• _What this task involves_: Please repeat only the stretch of records running from the first line through the line that contains "27, 35, 14];".

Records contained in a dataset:
__________
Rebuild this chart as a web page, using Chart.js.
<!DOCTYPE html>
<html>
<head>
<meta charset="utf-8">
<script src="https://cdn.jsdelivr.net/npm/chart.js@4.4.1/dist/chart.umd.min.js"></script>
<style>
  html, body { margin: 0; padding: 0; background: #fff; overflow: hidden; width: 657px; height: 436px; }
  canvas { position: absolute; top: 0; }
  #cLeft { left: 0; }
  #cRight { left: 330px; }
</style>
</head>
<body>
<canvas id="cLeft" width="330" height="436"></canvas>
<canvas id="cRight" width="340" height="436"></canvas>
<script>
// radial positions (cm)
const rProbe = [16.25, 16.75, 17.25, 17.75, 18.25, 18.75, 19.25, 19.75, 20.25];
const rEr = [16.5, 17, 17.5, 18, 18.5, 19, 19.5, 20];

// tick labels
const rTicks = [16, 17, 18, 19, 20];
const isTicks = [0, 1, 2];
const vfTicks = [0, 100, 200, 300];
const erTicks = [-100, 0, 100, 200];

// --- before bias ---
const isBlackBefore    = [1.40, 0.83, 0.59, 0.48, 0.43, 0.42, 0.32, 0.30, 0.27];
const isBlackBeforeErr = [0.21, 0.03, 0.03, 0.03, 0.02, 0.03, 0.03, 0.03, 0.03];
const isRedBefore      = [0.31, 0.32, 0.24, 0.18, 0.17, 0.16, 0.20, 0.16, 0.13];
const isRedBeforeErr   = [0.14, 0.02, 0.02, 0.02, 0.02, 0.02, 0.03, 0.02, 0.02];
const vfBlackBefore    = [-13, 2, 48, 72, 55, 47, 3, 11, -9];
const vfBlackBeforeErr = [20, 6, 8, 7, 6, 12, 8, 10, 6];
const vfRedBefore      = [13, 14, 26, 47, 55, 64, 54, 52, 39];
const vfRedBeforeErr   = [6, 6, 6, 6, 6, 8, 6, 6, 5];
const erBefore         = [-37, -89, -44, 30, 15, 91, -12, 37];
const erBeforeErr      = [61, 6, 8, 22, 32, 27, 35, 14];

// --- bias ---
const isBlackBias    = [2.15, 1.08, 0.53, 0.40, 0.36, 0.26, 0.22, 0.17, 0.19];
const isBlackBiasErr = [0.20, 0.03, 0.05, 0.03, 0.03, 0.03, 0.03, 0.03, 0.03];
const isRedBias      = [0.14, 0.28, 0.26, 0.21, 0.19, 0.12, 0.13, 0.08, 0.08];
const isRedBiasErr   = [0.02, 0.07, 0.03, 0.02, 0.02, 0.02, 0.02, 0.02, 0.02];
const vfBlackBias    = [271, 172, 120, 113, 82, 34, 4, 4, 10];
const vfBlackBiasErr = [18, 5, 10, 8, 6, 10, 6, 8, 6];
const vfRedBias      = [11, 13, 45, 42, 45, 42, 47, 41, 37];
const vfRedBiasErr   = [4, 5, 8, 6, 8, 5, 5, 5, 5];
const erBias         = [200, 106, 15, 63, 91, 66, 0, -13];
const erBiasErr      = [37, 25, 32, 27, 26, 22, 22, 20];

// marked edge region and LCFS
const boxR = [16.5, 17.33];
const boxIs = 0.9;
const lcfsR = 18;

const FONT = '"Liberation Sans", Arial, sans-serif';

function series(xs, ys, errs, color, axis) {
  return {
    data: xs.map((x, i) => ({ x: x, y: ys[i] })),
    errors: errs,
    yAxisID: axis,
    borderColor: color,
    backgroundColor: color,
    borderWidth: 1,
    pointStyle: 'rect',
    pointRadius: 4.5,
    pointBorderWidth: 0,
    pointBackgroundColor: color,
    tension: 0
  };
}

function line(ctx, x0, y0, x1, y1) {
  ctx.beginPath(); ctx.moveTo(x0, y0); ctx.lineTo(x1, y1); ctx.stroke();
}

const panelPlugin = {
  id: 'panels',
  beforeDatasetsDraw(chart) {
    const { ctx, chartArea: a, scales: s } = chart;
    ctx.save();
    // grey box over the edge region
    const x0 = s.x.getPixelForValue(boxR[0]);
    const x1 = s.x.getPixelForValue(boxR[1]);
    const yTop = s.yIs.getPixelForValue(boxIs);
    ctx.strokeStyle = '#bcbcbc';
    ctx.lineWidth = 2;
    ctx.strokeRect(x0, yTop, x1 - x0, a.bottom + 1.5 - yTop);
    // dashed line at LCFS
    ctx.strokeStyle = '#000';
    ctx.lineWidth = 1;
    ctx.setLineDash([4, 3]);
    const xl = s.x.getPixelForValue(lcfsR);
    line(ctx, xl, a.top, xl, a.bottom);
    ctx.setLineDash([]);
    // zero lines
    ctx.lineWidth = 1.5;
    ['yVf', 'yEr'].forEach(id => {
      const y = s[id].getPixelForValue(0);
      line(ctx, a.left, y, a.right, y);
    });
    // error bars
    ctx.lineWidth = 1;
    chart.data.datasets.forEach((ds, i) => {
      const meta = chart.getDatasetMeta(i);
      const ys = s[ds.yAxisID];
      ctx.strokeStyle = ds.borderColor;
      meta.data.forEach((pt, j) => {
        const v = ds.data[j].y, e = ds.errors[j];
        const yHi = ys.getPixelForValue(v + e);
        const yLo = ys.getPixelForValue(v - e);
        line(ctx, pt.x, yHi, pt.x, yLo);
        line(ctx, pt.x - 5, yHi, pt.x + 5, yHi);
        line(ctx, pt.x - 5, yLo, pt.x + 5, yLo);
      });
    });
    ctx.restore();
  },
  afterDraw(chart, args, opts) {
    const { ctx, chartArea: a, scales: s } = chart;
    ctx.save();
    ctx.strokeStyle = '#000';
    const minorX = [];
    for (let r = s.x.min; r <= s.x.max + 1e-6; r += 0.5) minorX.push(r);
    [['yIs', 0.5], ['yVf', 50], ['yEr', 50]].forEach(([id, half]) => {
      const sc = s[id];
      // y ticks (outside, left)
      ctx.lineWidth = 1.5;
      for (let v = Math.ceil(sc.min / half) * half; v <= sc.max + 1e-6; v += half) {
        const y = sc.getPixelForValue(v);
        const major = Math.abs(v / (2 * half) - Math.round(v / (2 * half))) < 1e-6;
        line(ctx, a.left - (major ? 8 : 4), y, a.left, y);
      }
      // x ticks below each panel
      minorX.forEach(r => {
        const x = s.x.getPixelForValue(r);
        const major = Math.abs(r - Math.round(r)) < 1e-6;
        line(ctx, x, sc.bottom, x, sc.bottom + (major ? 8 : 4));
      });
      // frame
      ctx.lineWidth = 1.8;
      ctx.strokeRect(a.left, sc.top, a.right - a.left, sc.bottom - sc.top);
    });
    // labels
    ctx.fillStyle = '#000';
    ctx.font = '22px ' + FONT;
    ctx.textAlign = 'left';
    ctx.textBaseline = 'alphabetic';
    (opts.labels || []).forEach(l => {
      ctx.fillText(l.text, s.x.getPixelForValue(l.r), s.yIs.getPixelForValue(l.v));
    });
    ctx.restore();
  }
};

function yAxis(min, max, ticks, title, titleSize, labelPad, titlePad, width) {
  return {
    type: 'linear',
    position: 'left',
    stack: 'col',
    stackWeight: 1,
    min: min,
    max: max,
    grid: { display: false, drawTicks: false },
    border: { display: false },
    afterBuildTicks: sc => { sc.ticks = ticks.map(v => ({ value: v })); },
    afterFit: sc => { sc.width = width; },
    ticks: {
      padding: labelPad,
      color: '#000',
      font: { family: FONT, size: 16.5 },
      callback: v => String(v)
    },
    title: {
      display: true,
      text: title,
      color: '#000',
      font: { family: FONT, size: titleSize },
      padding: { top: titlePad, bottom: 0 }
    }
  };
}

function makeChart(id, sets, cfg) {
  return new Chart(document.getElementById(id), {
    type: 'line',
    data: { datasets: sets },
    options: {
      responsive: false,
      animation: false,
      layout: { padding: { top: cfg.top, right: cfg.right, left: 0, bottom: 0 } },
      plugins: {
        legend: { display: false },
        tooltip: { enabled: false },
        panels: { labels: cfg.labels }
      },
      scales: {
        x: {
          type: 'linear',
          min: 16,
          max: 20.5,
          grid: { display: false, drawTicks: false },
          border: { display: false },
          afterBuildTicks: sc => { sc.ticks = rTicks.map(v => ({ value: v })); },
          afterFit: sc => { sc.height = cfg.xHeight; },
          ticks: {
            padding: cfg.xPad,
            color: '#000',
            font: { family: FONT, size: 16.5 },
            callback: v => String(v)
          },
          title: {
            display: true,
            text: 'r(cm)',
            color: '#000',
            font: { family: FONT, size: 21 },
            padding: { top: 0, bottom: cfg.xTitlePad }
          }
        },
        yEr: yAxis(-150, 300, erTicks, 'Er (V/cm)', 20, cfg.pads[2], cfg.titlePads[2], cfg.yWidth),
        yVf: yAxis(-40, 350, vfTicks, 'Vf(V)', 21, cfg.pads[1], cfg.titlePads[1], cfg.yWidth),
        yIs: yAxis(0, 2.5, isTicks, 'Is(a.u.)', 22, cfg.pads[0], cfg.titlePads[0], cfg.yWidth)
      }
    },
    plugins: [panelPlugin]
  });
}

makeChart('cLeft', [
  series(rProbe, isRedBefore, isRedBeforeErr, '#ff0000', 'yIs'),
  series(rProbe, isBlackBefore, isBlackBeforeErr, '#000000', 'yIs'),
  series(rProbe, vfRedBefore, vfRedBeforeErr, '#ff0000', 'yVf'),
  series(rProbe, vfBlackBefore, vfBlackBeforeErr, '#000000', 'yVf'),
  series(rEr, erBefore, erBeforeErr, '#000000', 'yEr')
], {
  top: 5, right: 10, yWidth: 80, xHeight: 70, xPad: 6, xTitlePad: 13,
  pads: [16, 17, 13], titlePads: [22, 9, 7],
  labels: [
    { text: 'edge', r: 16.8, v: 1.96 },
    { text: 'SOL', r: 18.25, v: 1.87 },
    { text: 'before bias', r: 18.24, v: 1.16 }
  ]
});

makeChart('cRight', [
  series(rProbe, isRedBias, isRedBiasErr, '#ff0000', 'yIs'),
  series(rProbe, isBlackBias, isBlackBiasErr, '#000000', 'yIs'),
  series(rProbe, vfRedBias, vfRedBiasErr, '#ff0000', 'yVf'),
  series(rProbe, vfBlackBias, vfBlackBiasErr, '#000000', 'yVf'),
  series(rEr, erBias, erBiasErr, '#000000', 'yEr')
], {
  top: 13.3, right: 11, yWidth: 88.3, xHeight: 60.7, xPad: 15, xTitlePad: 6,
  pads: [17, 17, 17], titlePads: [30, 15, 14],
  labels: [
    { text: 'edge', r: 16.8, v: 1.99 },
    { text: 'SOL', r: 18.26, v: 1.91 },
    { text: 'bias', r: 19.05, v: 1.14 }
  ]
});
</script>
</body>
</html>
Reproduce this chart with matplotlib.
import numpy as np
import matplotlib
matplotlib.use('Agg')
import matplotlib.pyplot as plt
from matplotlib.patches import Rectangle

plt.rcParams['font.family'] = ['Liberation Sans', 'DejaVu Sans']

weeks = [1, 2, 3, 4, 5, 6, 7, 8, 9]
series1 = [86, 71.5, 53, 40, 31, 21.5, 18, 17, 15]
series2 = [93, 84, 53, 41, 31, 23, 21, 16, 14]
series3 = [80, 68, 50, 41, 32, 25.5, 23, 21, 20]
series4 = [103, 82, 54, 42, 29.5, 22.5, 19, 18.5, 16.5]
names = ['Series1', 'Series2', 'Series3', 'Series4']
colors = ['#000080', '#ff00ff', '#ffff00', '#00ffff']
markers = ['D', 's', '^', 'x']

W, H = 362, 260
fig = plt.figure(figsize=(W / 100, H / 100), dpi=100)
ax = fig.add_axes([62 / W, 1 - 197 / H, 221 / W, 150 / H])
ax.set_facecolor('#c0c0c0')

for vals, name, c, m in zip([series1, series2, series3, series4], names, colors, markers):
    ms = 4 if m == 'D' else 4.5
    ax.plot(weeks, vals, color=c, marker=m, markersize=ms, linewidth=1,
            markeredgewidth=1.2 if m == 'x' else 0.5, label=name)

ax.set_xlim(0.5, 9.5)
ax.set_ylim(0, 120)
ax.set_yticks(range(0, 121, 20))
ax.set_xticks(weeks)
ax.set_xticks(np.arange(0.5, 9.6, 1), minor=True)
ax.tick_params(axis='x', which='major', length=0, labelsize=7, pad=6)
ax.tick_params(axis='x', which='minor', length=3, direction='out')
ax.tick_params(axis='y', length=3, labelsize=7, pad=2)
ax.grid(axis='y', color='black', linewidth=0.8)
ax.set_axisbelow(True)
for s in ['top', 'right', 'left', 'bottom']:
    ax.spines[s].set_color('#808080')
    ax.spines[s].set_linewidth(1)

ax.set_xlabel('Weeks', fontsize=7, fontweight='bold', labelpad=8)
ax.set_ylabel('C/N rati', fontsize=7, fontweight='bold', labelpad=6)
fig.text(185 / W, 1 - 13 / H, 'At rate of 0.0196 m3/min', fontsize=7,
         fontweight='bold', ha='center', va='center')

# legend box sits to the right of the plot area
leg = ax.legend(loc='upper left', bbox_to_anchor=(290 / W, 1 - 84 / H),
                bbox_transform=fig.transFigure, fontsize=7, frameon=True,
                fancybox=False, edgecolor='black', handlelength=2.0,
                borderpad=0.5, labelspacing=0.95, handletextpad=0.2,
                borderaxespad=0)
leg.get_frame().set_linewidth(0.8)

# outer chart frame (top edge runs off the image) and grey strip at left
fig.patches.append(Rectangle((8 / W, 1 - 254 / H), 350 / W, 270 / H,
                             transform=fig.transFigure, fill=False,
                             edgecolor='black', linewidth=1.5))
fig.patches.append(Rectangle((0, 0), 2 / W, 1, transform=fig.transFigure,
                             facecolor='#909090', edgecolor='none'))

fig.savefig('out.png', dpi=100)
__________
• _Response to the task_:
Rebuild this chart as a web page, using Chart.js.
<!DOCTYPE html>
<html>
<head>
<meta charset="utf-8">
<script src="https://cdn.jsdelivr.net/npm/chart.js@4.4.1/dist/chart.umd.min.js"></script>
<style>
  html, body { margin: 0; padding: 0; background: #fff; overflow: hidden; width: 657px; height: 436px; }
  canvas { position: absolute; top: 0; }
  #cLeft { left: 0; }
  #cRight { left: 330px; }
</style>
</head>
<body>
<canvas id="cLeft" width="330" height="436"></canvas>
<canvas id="cRight" width="340" height="436"></canvas>
<script>
// radial positions (cm)
const rProbe = [16.25, 16.75, 17.25, 17.75, 18.25, 18.75, 19.25, 19.75, 20.25];
const rEr = [16.5, 17, 17.5, 18, 18.5, 19, 19.5, 20];

// tick labels
const rTicks = [16, 17, 18, 19, 20];
const isTicks = [0, 1, 2];
const vfTicks = [0, 100, 200, 300];
const erTicks = [-100, 0, 100, 200];

// --- before bias ---
const isBlackBefore    = [1.40, 0.83, 0.59, 0.48, 0.43, 0.42, 0.32, 0.30, 0.27];
const isBlackBeforeErr = [0.21, 0.03, 0.03, 0.03, 0.02, 0.03, 0.03, 0.03, 0.03];
const isRedBefore      = [0.31, 0.32, 0.24, 0.18, 0.17, 0.16, 0.20, 0.16, 0.13];
const isRedBeforeErr   = [0.14, 0.02, 0.02, 0.02, 0.02, 0.02, 0.03, 0.02, 0.02];
const vfBlackBefore    = [-13, 2, 48, 72, 55, 47, 3, 11, -9];
const vfBlackBeforeErr = [20, 6, 8, 7, 6, 12, 8, 10, 6];
const vfRedBefore      = [13, 14, 26, 47, 55, 64, 54, 52, 39];
const vfRedBeforeErr   = [6, 6, 6, 6, 6, 8, 6, 6, 5];
const erBefore         = [-37, -89, -44, 30, 15, 91, -12, 37];
const erBeforeErr      = [61, 6, 8, 22, 32, 27, 35, 14];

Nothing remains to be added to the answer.